**Requirements**
Copy exactly the lines that run from the top of the listing to the line containing "minimum width=532pt, minimum", both ends included, and omit the pictures.

**Available data**
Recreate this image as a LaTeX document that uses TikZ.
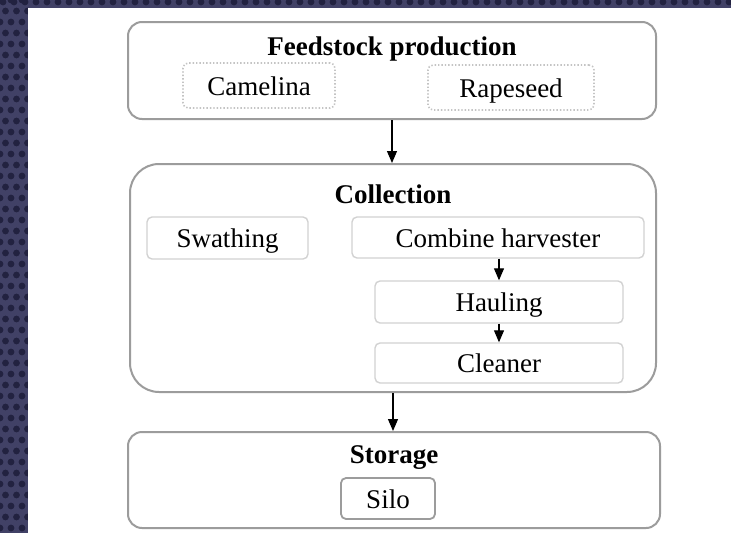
\documentclass[tikz,border=0pt]{standalone}
\usepackage{fontspec}
\setmainfont{Liberation Serif}
\usetikzlibrary{arrows.meta}
\definecolor{bgstrip}{HTML}{414166}
\definecolor{bgdot}{HTML}{222240}
\definecolor{outerline}{HTML}{9C9C9C}
\definecolor{innerline}{HTML}{D2D2D2}
\definecolor{dotline}{HTML}{C4C4C4}
\tikzset{
  container/.style={draw=outerline, line width=2pt, fill=white, inner sep=0pt},
  title/.style={anchor=base, font=\fontsize{27}{32}\selectfont\bfseries, inner sep=0pt},
  item/.style={draw=innerline, line width=1.4pt, rounded corners=5pt, inner sep=0pt,
    font=\fontsize{27}{32}\selectfont, text height=19pt, text depth=0pt},
  dotitem/.style={item, draw=dotline, dotted, line width=1.6pt},
  flow/.style={draw=black, line width=1.2pt, -{Triangle[width=10pt,length=12pt]}},
}
\begin{document}
\begin{tikzpicture}[x=1pt,y=-1pt]
\useasboundingbox (0,0) rectangle (731,533);
% background strips
\fill[bgstrip] (0,0) rectangle (731,8);
\fill[bgstrip] (0,0) rectangle (28,533);
\begin{scope}
\clip (0,0) rectangle (731,8) (0,0) rectangle (28,533);
\foreach \i in {0,...,67}{
  \fill[bgdot] (\i*11+3,2) circle (3.4pt);
}
\foreach \j in {0,...,49}{
  \pgfmathsetmacro{\off}{mod(\j,2)*5.5}
  \fill[bgdot] (\off,\j*11) circle (3.4pt);
  \fill[bgdot] (11+\off,\j*11) circle (3.4pt);
  \fill[bgdot] (22+\off,\j*11) circle (3.4pt);
}
\end{scope}
\fill[white] (28,8) rectangle (731,533);

% containers
\node[container, rounded corners=14pt, minimum width=528pt, minimum height=97pt] (feed) at (392,70.5) {};
\node[container, rounded corners=29pt, minimum width=526pt, minimum height=228pt] (coll) at (393,278) {};
\node[container, rounded corners=14pt, minimum width=532pt, minimum height=96pt] (stor) at (394,480) {};

% titles
\node[title] (feedT) at (392,55) {Feedstock production};
\node[title] (collT) at (393,203) {Collection};
\node[title] (storT) at (394,463) {Storage};

% items
\node[dotitem, minimum width=152pt, minimum height=45pt] (cam) at (259,85.5) {Camelina};
\node[dotitem, minimum width=166pt, minimum height=45pt] (rape) at (511,87.5) {Rapeseed};
\node[item, minimum width=161pt, minimum height=42pt] (swath) at (227.5,238) {Swathing};
\node[item, minimum width=292pt, minimum height=41pt] (comb) at (498,237.5) {Combine harvester};
\node[item, minimum width=248pt, minimum height=42pt] (haul) at (499,302) {Hauling};
\node[item, minimum width=248pt, minimum height=40pt] (clean) at (499,363) {Cleaner};
\node[item, draw=outerline, line width=1.8pt, minimum width=94pt, minimum height=41pt] (silo) at (388,498.5) {Silo};

% connectors
\draw[flow] (feed.south) -- (feed.south |- coll.north);
\draw[flow] (haul.north |- comb.south) -- (haul.north);
\draw[flow] (haul.south) -- (clean.north);
\draw[flow] (coll.south) -- (coll.south |- stor.north);
\end{tikzpicture}
\end{document}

**Answer to this exercise**
Recreate this image as a LaTeX document that uses TikZ.
\documentclass[tikz,border=0pt]{standalone}
\usepackage{fontspec}
\setmainfont{Liberation Serif}
\usetikzlibrary{arrows.meta}
\definecolor{bgstrip}{HTML}{414166}
\definecolor{bgdot}{HTML}{222240}
\definecolor{outerline}{HTML}{9C9C9C}
\definecolor{innerline}{HTML}{D2D2D2}
\definecolor{dotline}{HTML}{C4C4C4}
\tikzset{
  container/.style={draw=outerline, line width=2pt, fill=white, inner sep=0pt},
  title/.style={anchor=base, font=\fontsize{27}{32}\selectfont\bfseries, inner sep=0pt},
  item/.style={draw=innerline, line width=1.4pt, rounded corners=5pt, inner sep=0pt,
    font=\fontsize{27}{32}\selectfont, text height=19pt, text depth=0pt},
  dotitem/.style={item, draw=dotline, dotted, line width=1.6pt},
  flow/.style={draw=black, line width=1.2pt, -{Triangle[width=10pt,length=12pt]}},
}
\begin{document}
\begin{tikzpicture}[x=1pt,y=-1pt]
\useasboundingbox (0,0) rectangle (731,533);
% background strips
\fill[bgstrip] (0,0) rectangle (731,8);
\fill[bgstrip] (0,0) rectangle (28,533);
\begin{scope}
\clip (0,0) rectangle (731,8) (0,0) rectangle (28,533);
\foreach \i in {0,...,67}{
  \fill[bgdot] (\i*11+3,2) circle (3.4pt);
}
\foreach \j in {0,...,49}{
  \pgfmathsetmacro{\off}{mod(\j,2)*5.5}
  \fill[bgdot] (\off,\j*11) circle (3.4pt);
  \fill[bgdot] (11+\off,\j*11) circle (3.4pt);
  \fill[bgdot] (22+\off,\j*11) circle (3.4pt);
}
\end{scope}
\fill[white] (28,8) rectangle (731,533);

% containers
\node[container, rounded corners=14pt, minimum width=528pt, minimum height=97pt] (feed) at (392,70.5) {};
\node[container, rounded corners=29pt, minimum width=526pt, minimum height=228pt] (coll) at (393,278) {};
\node[container, rounded corners=14pt, minimum width=532pt, minimum height=96pt] (stor) at (394,480) {};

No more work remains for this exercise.